Ich wollte eigentlich heute aus purer Erschöpfung nichts mehr schreiben, aber dann dachte ich über Dinge nach, und jetzt muss ich kurz eine Ode an meinen Schreibtisch schreiben. Kurz zur Einordnung der Situation: Ich habe soeben in einem 85% fertigen Büro den Arbeitsplatz eingerichtet, die Möbel noch „von früher“, die Deckenlampe funktioniert auch nicht mehr, aber morgen kommt mal wieder der Elektriker, es gibt nämlich noch an mehreren Stellen Probleme, Deckenleisten sind an einer Wand und in der Wandschranknische dran, sonst halt nicht, Fußleisten sind gekauft und stehen im Flur, kommen aber auch erst dann dran, wenn das Regal geliefert ist, da dahinter nämlich keine Leiste sein kann und ich die gerne bündig anschließen haben möchte, Schalter gibt es keine mehr, nein, die zwei von den elektrischen Rollos sind provisorisch wieder dran, und naja. Immerhin kann ich arbeiten, und lustigerweise stehen die Dinge so, wie sie in meinem ganzen Erwachsenenleben immer standen, und das macht den Abschied vom Kinderzimmer des eigenen Kindes wieder einfacher, irgendwie ist es ja so, als sei ich selber wieder jung.
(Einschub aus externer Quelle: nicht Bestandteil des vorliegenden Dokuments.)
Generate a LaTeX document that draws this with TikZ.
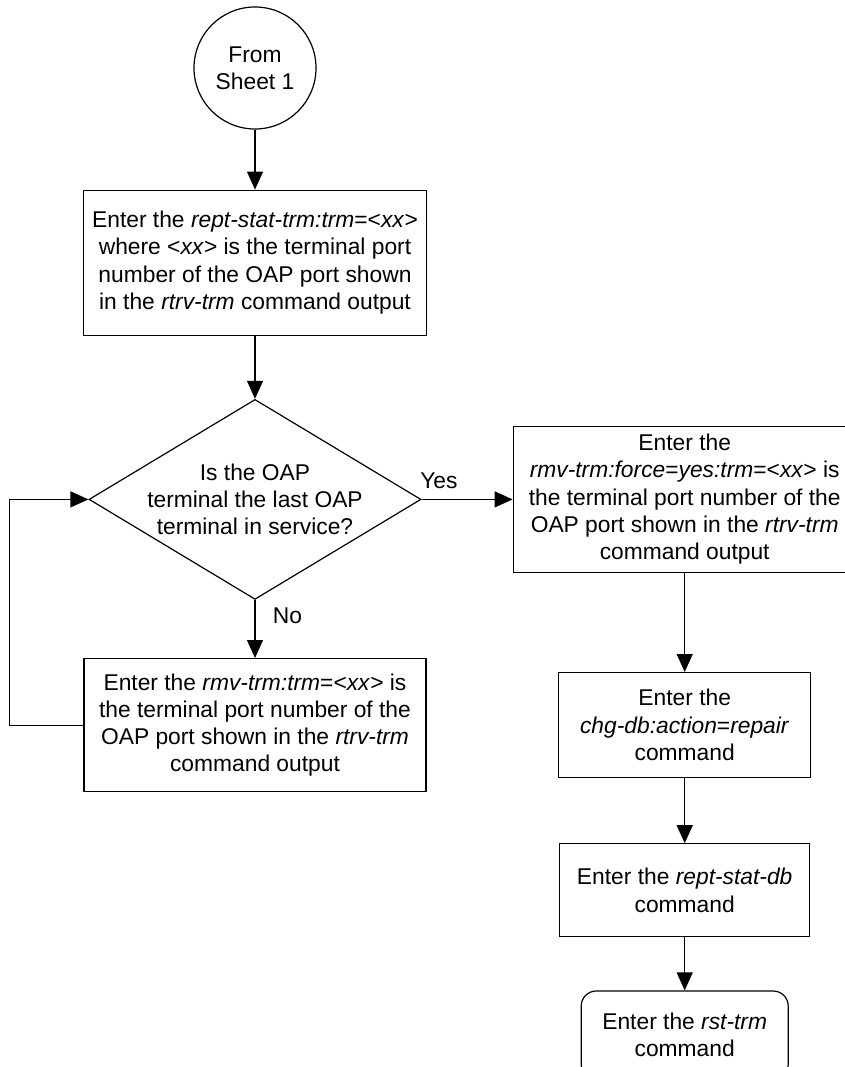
\documentclass[tikz,border=0pt]{standalone}
\usepackage{fontspec}
\setmainfont{Liberation Sans}
\usepackage{tikz}
\usetikzlibrary{positioning, shapes.geometric, arrows.meta}

\begin{document}
\begin{tikzpicture}[>={Triangle[length=18pt, width=16pt]}, line width=1.2pt, every node/.style={font=\fontsize{22.8pt}{27.3pt}\selectfont, align=center}]
\tikzset{
  procbox/.style={draw, rectangle, inner sep=0pt},
  decide/.style={draw, diamond, inner xsep=-50pt, inner ysep=0pt, minimum width=332pt, minimum height=200pt},
  offpage/.style={draw, circle, inner sep=0pt, minimum size=122pt},
  endbox/.style={draw, rectangle, rounded corners=15pt, inner sep=0pt},
  flow/.style={->, line width=1.2pt}
}
\useasboundingbox (0,0) rectangle (844pt,-1067pt);

% Entry
\node[offpage] (sheet) at (255pt,-68pt) {From\\Sheet 1};

% Left column
\node[procbox, below=60pt of sheet, minimum width=343pt, minimum height=145pt] (reptstat) {Enter the \textit{rept-stat-trm:trm}=<\textit{xx}>\\where <\textit{xx}> is the terminal port\\number of the OAP port shown\\in the \textit{rtrv-trm} command output};
\node[decide, below=63pt of reptstat] (lastoap) {Is the OAP\\terminal the last OAP\\terminal in service?};
\node[procbox, below=58pt of lastoap, minimum width=342pt, minimum height=133pt] (rmvtrm) {Enter the \textit{rmv-trm:trm}=<\textit{xx}> is\\the terminal port number of the\\OAP port shown in the \textit{rtrv-trm}\\command output};

% Right column
\node[procbox, right=91pt of lastoap, minimum width=343pt, minimum height=146pt] (rmvforce) {Enter the\\\textit{rmv-trm:force}=\textit{yes:trm}=<\textit{xx}> is\\the terminal port number of the\\OAP port shown in the \textit{rtrv-trm}\\command output};
\node[procbox, below=99pt of rmvforce, minimum width=252pt, minimum height=105pt] (chgdb) {Enter the\\\textit{chg-db:action}=\textit{repair}\\command};
\node[procbox, below=65pt of chgdb, minimum width=250pt, minimum height=93pt] (reptdb) {Enter the \textit{rept-stat-db}\\command};
\node[endbox, below=53pt of reptdb, minimum width=207pt, minimum height=88pt] (rsttrm) {Enter the \textit{rst-trm}\\command};

% Connections
\draw[flow] (sheet) -- (reptstat);
\draw[flow] (reptstat) -- (lastoap);
\draw[flow] (lastoap) -- node[pos=0.28, right=14pt] {No} (rmvtrm);
\draw[flow] (lastoap) -- node[pos=0.19, above=7pt] {Yes} (rmvforce);
\draw[flow] (rmvtrm.west) -- ++(-74pt,0) |- (lastoap.west);
\draw[flow] (rmvforce) -- (chgdb);
\draw[flow] (chgdb) -- (reptdb);
\draw[flow] (reptdb) -- (rsttrm);
\end{tikzpicture}
\end{document}
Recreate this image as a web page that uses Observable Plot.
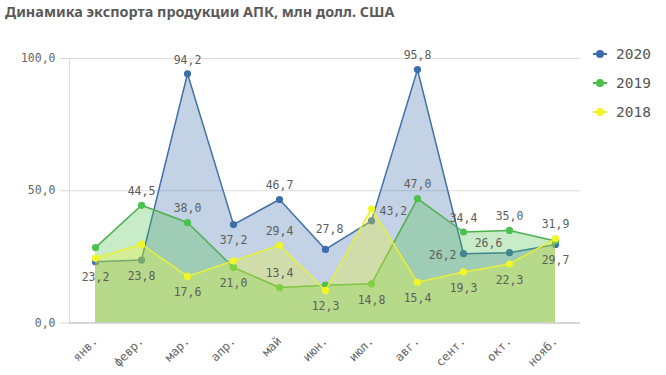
<!DOCTYPE html>
<html>
<head>
<meta charset="utf-8">
<script src="https://cdn.jsdelivr.net/npm/d3@7"></script>
<script src="https://cdn.jsdelivr.net/npm/@observablehq/plot@0.6"></script>
<style>
  html, body { margin: 0; padding: 0; background: #fff; }
  #wrap { position: relative; width: 666px; height: 375px; overflow: hidden; }
  #title { position: absolute; left: 5px; top: 2px; font-family: "Noto Sans", sans-serif; font-weight: bold; font-size: 14.4px; color: #5a5a5a; white-space: nowrap; }
  #legend { position: absolute; left: 592px; top: 39px; font-family: "DejaVu Sans Mono", monospace; font-size: 14.5px; color: #555; }
  .li { display: flex; align-items: center; height: 29px; }
  .li svg { margin-right: 8px; }
</style>
</head>
<body>
<div id="wrap">
  <div id="title"></div>
  <div id="chart"></div>
  <div id="legend"></div>
</div>
<script>
const titleText = "Динамика экспорта продукции АПК, млн долл. США";
const months = ["янв.", "февр.", "мар.", "апр.", "май", "июн.", "июл.", "авг.", "сент.", "окт.", "нояб."];
const seriesNames = ["2020", "2019", "2018"];
const values2020 = [23.2, 23.8, 94.2, 37.2, 46.7, 27.8, 38.6, 95.8, 26.2, 26.6, 29.7];
const values2019 = [28.5, 44.5, 38.0, 21.0, 13.4, 14.3, 14.8, 47.0, 34.4, 35.0, 31.0];
const values2018 = [24.5, 29.8, 17.6, 23.5, 29.4, 12.3, 43.2, 15.4, 19.3, 22.3, 31.9];
const yTicks = [0, 50, 100];

// styling (not data)
const lineColors = {"2020": "#4070a8", "2019": "#4fb050", "2018": "#e6f03a"};
const dotColors  = {"2020": "#3c6dab", "2019": "#4cc04c", "2018": "#f0f62a"};
const fillColors = {"2020": "#3e6ea8", "2019": "#4cbe4c", "2018": "#eef52a"};
const labelPlace = {
  "2020": ["b", "b", "a", "b", "a", "a2", null, "a", "l", "ul", "b"],
  "2019": [null, "a", "a", "b", "a", null, "b", "a", "a", "a", null],
  "2018": [null, null, "b", null, "a", "b", "r", "b", "b", "b", "a"]
};
const placements = {
  a:  {dx: 0,   dy: -14, anchor: "middle"},
  a2: {dx: 4,   dy: -20, anchor: "middle"},
  b:  {dx: 0,   dy: 16,  anchor: "middle"},
  l:  {dx: -7,  dy: 2,   anchor: "end"},
  r:  {dx: 8,   dy: 3,   anchor: "start"},
  ul: {dx: -21, dy: -9,  anchor: "middle"}
};

const seriesValues = {"2020": values2020, "2019": values2019, "2018": values2018};
const rows = seriesNames.flatMap(s => months.map((m, i) => ({
  series: s, month: m, value: seriesValues[s][i], place: labelPlace[s][i]
})));
const fmt = v => v.toFixed(1).replace(".", ",");

document.getElementById("title").textContent = titleText;

const seriesMarks = seriesNames.flatMap(s => {
  const d = rows.filter(r => r.series === s);
  return [
    Plot.areaY(d, {x: "month", y: "value", fill: fillColors[s], fillOpacity: 0.31}),
    Plot.lineY(d, {x: "month", y: "value", stroke: lineColors[s], strokeWidth: 1.5}),
    Plot.dot(d, {x: "month", y: "value", r: 3.6, fill: dotColors[s], stroke: "none"})
  ];
});

const labelMarks = Object.entries(placements).map(([k, p]) =>
  Plot.text(rows.filter(r => r.place === k), {
    x: "month", y: "value", text: d => fmt(d.value),
    dx: p.dx, dy: p.dy, textAnchor: p.anchor,
    fill: "#5e5e5e", fontSize: 11.5
  })
);

const chart = Plot.plot({
  width: 666,
  height: 375,
  marginLeft: 69,
  marginRight: 86,
  marginTop: 58,
  marginBottom: 52.5,
  style: {fontFamily: "DejaVu Sans Mono, monospace", fontSize: "11.5px", color: "#666", background: "transparent"},
  x: {type: "point", domain: months, padding: 0.5},
  y: {domain: [0, 100]},
  marks: [
    Plot.gridY(yTicks, {stroke: "#dcdcdc", strokeOpacity: 1}),
    Plot.frame({anchor: "left", stroke: "#dcdcdc"}),
    ...seriesMarks,
    Plot.ruleY([0], {stroke: "#cfcfcf", strokeWidth: 1.5}),
    Plot.axisY(yTicks, {tickFormat: fmt, tickSize: 9, tickPadding: 5, stroke: "#d6d6d6", fill: "#666", label: null, fontSize: 11.5}),
    Plot.axisX({tickRotate: -45, tickSize: 0, tickPadding: 16, fill: "#666", label: null, fontSize: 12}),
    ...labelMarks
  ]
});
document.getElementById("chart").appendChild(chart);

const legend = document.getElementById("legend");
seriesNames.forEach(s => {
  const item = document.createElement("div");
  item.className = "li";
  item.innerHTML = `<svg width="16" height="10"><line x1="1" y1="5" x2="15" y2="5" stroke="${lineColors[s]}" stroke-width="2"/><circle cx="8" cy="5" r="4" fill="${dotColors[s]}"/></svg><span>${s}</span>`;
  legend.appendChild(item);
});
</script>
</body>
</html>
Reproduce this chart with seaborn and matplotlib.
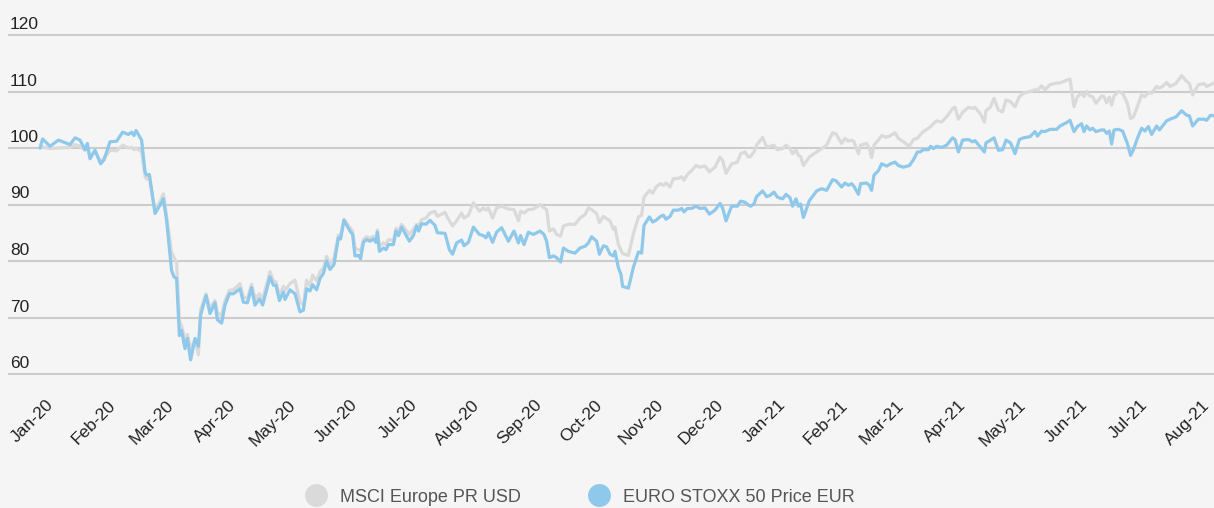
import numpy as np
import pandas as pd
import matplotlib
matplotlib.use("Agg")
import matplotlib.pyplot as plt
import matplotlib.transforms as mtransforms
from matplotlib.lines import Line2D
import seaborn as sns

# ---------------- data ----------------
start_date = "2020-01-01"

days = [
    0, 1.3, 5.0, 9.2, 15.0, 17.5, 20.0, 22.5, 23.7, 25.0, 27.5, 30.3, 32.0, 35.0, 38.3,
    41.3, 44.2, 45.8, 47.0, 48.0, 50.8, 52.5, 53.3, 54.7, 57.5, 60.0, 61.7, 63.3, 65.8,
    67.0, 68.3, 69.7, 70.8, 72.5, 73.7, 75.3, 77.5, 79.2, 80.3, 83.0, 85.0, 87.5, 88.7,
    90.8, 92.5, 94.7, 96.7, 100.0, 101.7, 103.7, 105.8, 107.5, 109.7, 111.3, 115.0,
    116.7, 118.0, 119.7, 121.7, 122.5, 125.0, 127.5, 130.0, 131.7, 133.3, 135.0, 136.3,
    138.3, 140.0, 141.7,
    143.3, 145.0, 147.0, 149.2, 150.3, 152.0, 155.0, 156.3, 157.5, 159.2, 160.3, 161.7,
    163.3, 165.0, 166.7, 168.0, 168.7, 169.7, 171.7, 173.0, 174.2, 176.7, 178.0, 179.3,
    180.8, 184.7, 186.7, 188.3, 189.3, 190.8, 193.0, 195.0, 197.5, 198.7, 202.5, 204.7,
    206.3, 208.3, 210.8, 212.0, 214.2, 216.7, 219.7, 221.7, 223.0, 224.2, 226.3, 228.3,
    230.8, 234.2, 237.0, 239.2, 240.3, 242.0, 244.2, 246.7, 250.0, 252.0, 253.3, 254.7,
    256.7, 258.3, 260.3, 261.7, 264.2, 267.5, 270.0, 272.5, 274.2, 275.8, 278.3, 279.7,
    281.7, 283.3, 285.0, 286.7, 287.5, 289.2, 290.5,
    291.3, 294.2, 296.7, 299.2, 300.8, 302.0, 304.7, 306.3, 308.0, 310.3, 311.7, 313.0,
    315.0, 316.7, 319.2, 320.8, 322.0, 323.7, 325.8, 328.0, 330.0, 332.5, 334.7, 337.5,
    340.0, 341.3, 343.0, 345.8, 348.7, 350.3, 352.5, 354.2, 355.3, 357.0, 358.3, 361.3,
    363.3, 365.0, 367.0, 368.7, 371.3, 373.0, 375.0, 376.3, 378.0, 379.2, 380.3, 381.7,
    384.7, 385.8, 388.3, 390.8, 393.3, 396.3, 398.0, 400.8, 402.5, 404.2, 405.8, 407.0,
    409.2, 410.3, 413.3, 414.7, 415.8, 417.0, 419.2, 420.8, 423.3, 425.3, 427.5, 429.2,
    431.7, 434.7, 436.7, 438.7,
    440.0, 441.7, 444.2, 445.3, 446.7, 448.3, 450.8, 453.3, 456.3, 457.5, 459.2, 461.3,
    464.2, 466.3, 467.5, 470.3, 472.2, 473.0, 475.3, 477.0, 479.2, 481.3, 483.0, 485.3,
    487.5, 489.7, 491.7, 495.0, 497.5, 498.7, 500.8, 502.5, 505.0, 508.3, 510.0, 513.3,
    515.0, 517.0, 518.7, 520.8, 522.0, 523.3, 525.0, 526.3, 528.0, 530.8, 532.0, 533.3,
    534.7, 535.8, 537.0, 539.2, 541.3, 543.7, 545.3, 546.7, 548.7, 550.8, 552.5, 554.2,
    555.8, 558.3, 559.7, 561.3, 563.3, 565.0, 568.0, 570.8, 573.3, 574.7, 576.3, 579.2,
    582.0, 583.3, 585.3, 587.0,
]

euro_stoxx_50 = [
    100.0, 101.6, 100.3, 101.4, 100.6, 101.8, 101.4, 99.7, 100.8, 98.1, 99.6, 97.2, 97.9, 101.1, 101.2,
    102.8, 102.4, 102.8, 102.2, 103.1, 101.4, 95.8, 95.2, 95.3, 88.4, 89.9, 91.0, 87.2, 78.3,
    77.2, 76.9, 66.8, 67.7, 64.5, 66.3, 62.5, 66.3, 64.9, 70.4, 73.9, 70.7, 72.6, 69.6,
    69.0, 72.2, 74.2, 74.2, 75.1, 72.7, 72.6, 75.3, 72.2, 73.3, 72.2, 77.2,
    75.7, 75.7, 73.0, 74.5, 73.2, 74.9, 74.2, 71.0, 71.3, 75.1, 74.7, 75.8,
    74.9, 76.9, 77.8,
    80.0, 78.5, 79.4, 84.1, 83.9, 87.2, 85.3, 84.7, 80.9, 81.0, 80.4, 83.3,
    83.8, 83.5, 83.9, 83.3, 85.1, 81.7, 82.3, 82.0, 82.9, 82.9, 85.3, 84.5,
    86.0, 83.5, 84.5, 86.2, 85.3, 86.6, 86.5, 87.2, 86.3, 85.0, 84.9, 82.0,
    81.2, 83.2, 83.7, 82.7, 83.3, 86.0, 84.7, 84.5, 84.1, 85.0, 83.3, 85.1,
    85.9, 83.5, 85.3, 83.2, 84.5, 82.9, 85.1, 84.7, 85.3, 84.7, 83.5, 80.6,
    80.9, 80.6, 79.8, 82.3, 81.7, 81.4, 82.3, 82.6, 83.2, 84.3, 83.5, 81.2,
    82.7, 82.5, 81.2, 80.9, 81.7, 78.8, 77.6,
    75.5, 75.2, 78.9, 81.6, 81.4, 86.3, 87.8, 86.9, 87.2, 87.9, 88.1, 87.4,
    87.9, 89.0, 89.0, 89.3, 88.7, 89.3, 89.3, 89.7, 89.3, 89.4, 88.3, 89.0,
    90.2, 89.4, 87.1, 89.7, 89.7, 90.6, 90.4, 89.9, 89.7, 90.1, 91.4, 92.4,
    91.4, 91.6, 92.2, 91.3, 91.0, 91.8, 91.2, 89.7, 91.0, 89.7, 90.1, 87.7,
    90.7, 91.2, 92.4, 92.8, 92.5, 94.4, 94.2, 93.1, 93.8, 93.4, 93.7, 93.2,
    91.8, 93.7, 93.8, 93.4, 92.5, 95.2, 96.0, 97.2, 96.8, 97.2, 97.5, 96.9,
    96.6, 96.9, 97.9, 99.3,
    99.3, 99.7, 99.7, 100.3, 99.9, 100.3, 100.1, 100.5, 101.8, 101.5, 99.3, 101.4,
    101.5, 101.1, 101.3, 100.1, 99.3, 100.9, 101.4, 101.8, 99.6, 99.7, 101.4, 100.9,
    99.0, 101.5, 101.8, 102.0, 102.9, 102.1, 103.0, 102.9, 103.3, 103.3, 103.9, 104.5,
    104.9, 102.9, 103.8, 104.3, 102.9, 103.9, 103.2, 103.5, 102.9, 103.2, 103.2, 102.6,
    103.0, 100.7, 103.2, 103.3, 103.0, 100.8, 98.7, 99.7, 101.7, 103.5, 103.0, 103.8,
    102.4, 103.9, 103.2, 103.9, 104.8, 105.1, 105.5, 106.6, 105.8, 105.7, 103.9, 105.1,
    105.1, 104.9, 105.8, 105.7,
]

msci_europe_usd = [
    100.0, 100.2, 99.9, 100.0, 100.1, 100.6, 100.3, 99.6, 100.0, 98.4, 99.5, 97.5, 98.2, 99.6, 99.5,
    100.5, 100.0, 100.1, 99.7, 100.0, 99.3, 95.0, 94.5, 94.6, 89.0, 90.5, 91.9, 88.0, 81.5,
    80.6, 79.8, 69.5, 68.5, 66.0, 67.0, 64.5, 66.0, 63.4, 71.3, 74.2, 71.6, 73.0, 70.8,
    70.4, 73.0, 74.8, 74.9, 76.0, 73.6, 73.4, 75.9, 73.3, 74.2, 73.3, 78.1,
    76.5, 76.3, 73.9, 75.5, 74.8, 76.0, 76.6, 72.7, 72.2, 76.6, 75.6, 77.5,
    76.5, 78.1, 78.8,
    80.8, 79.5, 80.5, 84.6, 84.5, 87.4, 85.9, 85.3, 82.3, 82.0, 81.7, 83.8,
    84.3, 84.0, 84.4, 83.9, 85.5, 82.6, 83.2, 82.9, 83.8, 83.6, 85.8, 85.3,
    86.5, 84.7, 85.6, 86.5, 86.3, 87.3, 87.6, 88.5, 88.8, 87.9, 88.6, 87.1,
    86.2, 87.1, 88.5, 87.6, 88.1, 90.3, 88.8, 89.4, 89.0, 89.4, 87.6, 89.4,
    89.7, 89.2, 89.1, 87.1, 88.8, 88.5, 89.1, 89.2, 90.0, 89.4, 89.1, 85.3,
    85.7, 84.7, 84.4, 86.2, 86.5, 86.5, 87.6, 88.2, 89.4, 89.1, 88.4, 86.8,
    87.9, 87.5, 87.1, 85.6, 86.0, 82.9, 81.9,
    81.3, 81.0, 84.8, 87.8, 88.1, 91.3, 92.5, 92.0, 93.1, 93.7, 93.4, 93.8,
    93.1, 94.6, 94.6, 94.9, 94.3, 95.3, 96.0, 96.9, 96.6, 96.8, 95.8, 96.6,
    98.4, 97.8, 95.5, 97.2, 97.5, 99.0, 99.3, 98.4, 98.5, 99.3, 100.5, 101.9,
    100.2, 100.3, 100.5, 99.7, 99.9, 100.5, 99.9, 99.0, 99.6, 98.7, 98.5, 96.9,
    98.4, 98.7, 99.3, 99.9, 100.5, 102.7, 102.5, 100.8, 101.7, 101.2, 101.4, 101.1,
    99.0, 100.5, 100.8, 99.9, 98.3, 100.5, 101.4, 102.2, 101.9, 102.2, 102.7, 101.7,
    101.1, 100.3, 101.5, 101.7,
    102.3, 102.9, 103.5, 103.8, 104.3, 104.8, 104.6, 105.5, 107.0, 107.2, 105.1, 106.3,
    107.2, 107.0, 107.2, 106.0, 104.6, 106.6, 107.3, 108.8, 106.7, 106.4, 108.5, 108.2,
    107.3, 109.1, 109.7, 110.0, 110.3, 110.2, 111.0, 110.3, 111.2, 111.5, 111.5, 112.0,
    112.2, 107.3, 109.1, 109.7, 109.1, 110.0, 109.2, 109.1, 107.9, 109.2, 109.1, 108.0,
    109.0, 107.6, 109.2, 110.0, 109.7, 107.9, 105.2, 105.5, 107.3, 109.4, 109.1, 109.8,
    109.7, 110.9, 110.6, 110.9, 111.6, 110.9, 111.4, 112.8, 111.8, 111.4, 109.4, 111.2,
    111.4, 110.9, 111.2, 111.5,
]

series_names = ["MSCI Europe PR USD", "EURO STOXX 50 Price EUR"]
month_labels = [
    "Jan-20", "Feb-20", "Mar-20", "Apr-20", "May-20", "Jun-20", "Jul-20", "Aug-20",
    "Sep-20", "Oct-20", "Nov-20", "Dec-20", "Jan-21", "Feb-21", "Mar-21", "Apr-21",
    "May-21", "Jun-21", "Jul-21", "Aug-21",
]
y_ticks = [60, 70, 80, 90, 100, 110, 120]

# ---------------- styling ----------------
BG = "#f5f5f5"
GRAY = "#dadada"
BLUE = "#8ec8ea"
GRID = "#cccccc"
TEXT = "#222222"

dates = pd.Timestamp(start_date) + pd.to_timedelta(days, unit="D")
df = pd.DataFrame({"date": dates, "msci": msci_europe_usd, "euro": euro_stoxx_50})

sns.set_theme(style="white")
plt.rcParams["font.family"] = ["Liberation Sans", "DejaVu Sans"]

W, H = 1214, 508
fig = plt.figure(figsize=(W / 100, H / 100), dpi=100, facecolor=BG)
ylo, yhi = 59.8, 120.2
ppu = (374 - 35) / 60.0
top_px = 35 - (yhi - 120) * ppu
bot_px = 374 + (60 - ylo) * ppu
ax = fig.add_axes([8 / W, 1 - bot_px / H, (W - 8) / W, (bot_px - top_px) / H])
ax.set_facecolor(BG)

sns.lineplot(data=df, x="date", y="msci", ax=ax, color=GRAY, linewidth=2.3,
             estimator=None, legend=False)
sns.lineplot(data=df, x="date", y="euro", ax=ax, color=BLUE, linewidth=2.3,
             estimator=None, legend=False)

start = pd.Timestamp(start_date)
ax.set_xlim(start - pd.Timedelta(days=16), start + pd.Timedelta(days=587))
ax.set_ylim(ylo, yhi)

for s in ax.spines.values():
    s.set_visible(False)

ax.set_yticks(y_ticks)
ax.set_yticklabels([])
ax.grid(axis="y", color=GRID, linewidth=1.5)
ax.grid(axis="x", visible=False)
ax.set_axisbelow(True)
ax.set_xlabel("")
ax.set_ylabel("")

ax.tick_params(axis="y", length=0, pad=0)
ytrans = ax.get_yaxis_transform() + mtransforms.ScaledTranslation(2 / 100, 6 / 100, fig.dpi_scale_trans)
for v in y_ticks:
    ax.text(0, v, str(v), transform=ytrans, ha="left", va="baseline",
            fontsize=12.5, color=TEXT)

month_ticks = pd.date_range(start_date, periods=len(month_labels), freq="MS")
ax.set_xticks(month_ticks)
ax.set_xticklabels(month_labels, rotation=45, ha="right", va="top",
                   rotation_mode="anchor", fontsize=12.5, color=TEXT)
ax.tick_params(axis="x", length=0, pad=16)
xoff = mtransforms.ScaledTranslation(6 / 100, 0, fig.dpi_scale_trans)
for lbl in ax.get_xticklabels():
    lbl.set_transform(lbl.get_transform() + xoff)

handles = [
    Line2D([], [], linestyle="none", marker="o", markersize=16.5,
           markerfacecolor=GRAY, markeredgewidth=0),
    Line2D([], [], linestyle="none", marker="o", markersize=16.5,
           markerfacecolor=BLUE, markeredgewidth=0),
]
fig.legend(handles, series_names, loc="center", bbox_to_anchor=(580 / W, 1 - 497 / H),
           ncol=2, frameon=False, fontsize=13, handlelength=1.2, handletextpad=0.75,
           columnspacing=3.7, labelcolor="#555555")

fig.savefig("out.png", dpi=100, facecolor=BG)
Als ich das eben so hinstellte und überlegte, wann denn jetzt der neue Schreibtisch kommt, fiel mir auf, dass dieser Schreibtisch mich länger begleitet als fast alle Dinge in meinem Leben. Ich habe ihn seit 1994, meine Sandkastenfreundin malte ihn nämlich für mich zu meinem 18. Geburtstag. Damals fanden alle Keith Haring gut, wir auch, vielleicht ich sogar insbesondere, und da sie sehr gut malen und zeichnen kann, kaufte sie eine Tischplatte und lackierte sie mit Männchen. Und seitdem ist er mein Schreibtisch. Und um mir das eigene Alter noch mal kurz vor Augen zu halten: Seit über 28 Jahren sitze ich an diesem Schreibtisch.
Aber im hohen Alter ändern sich die Ansprüche, die an einen Schreibtisch gestellt werden, doch noch einmal, und da habe ich beschlossen, Keith in sein Altenteil zu verabschieden. Er wohnt demnächst im Souterrain, weg kommt er natürlich nicht, und vermutlich wird er dann bei irgendwelchen Parties oder zur Taufe von Onas Kindern wieder hochgebracht, um das Buffet darauf anzurichten.
Keith! Schön war’s. Die nächsten vier Wochen machen wir es uns noch mal richtig nett!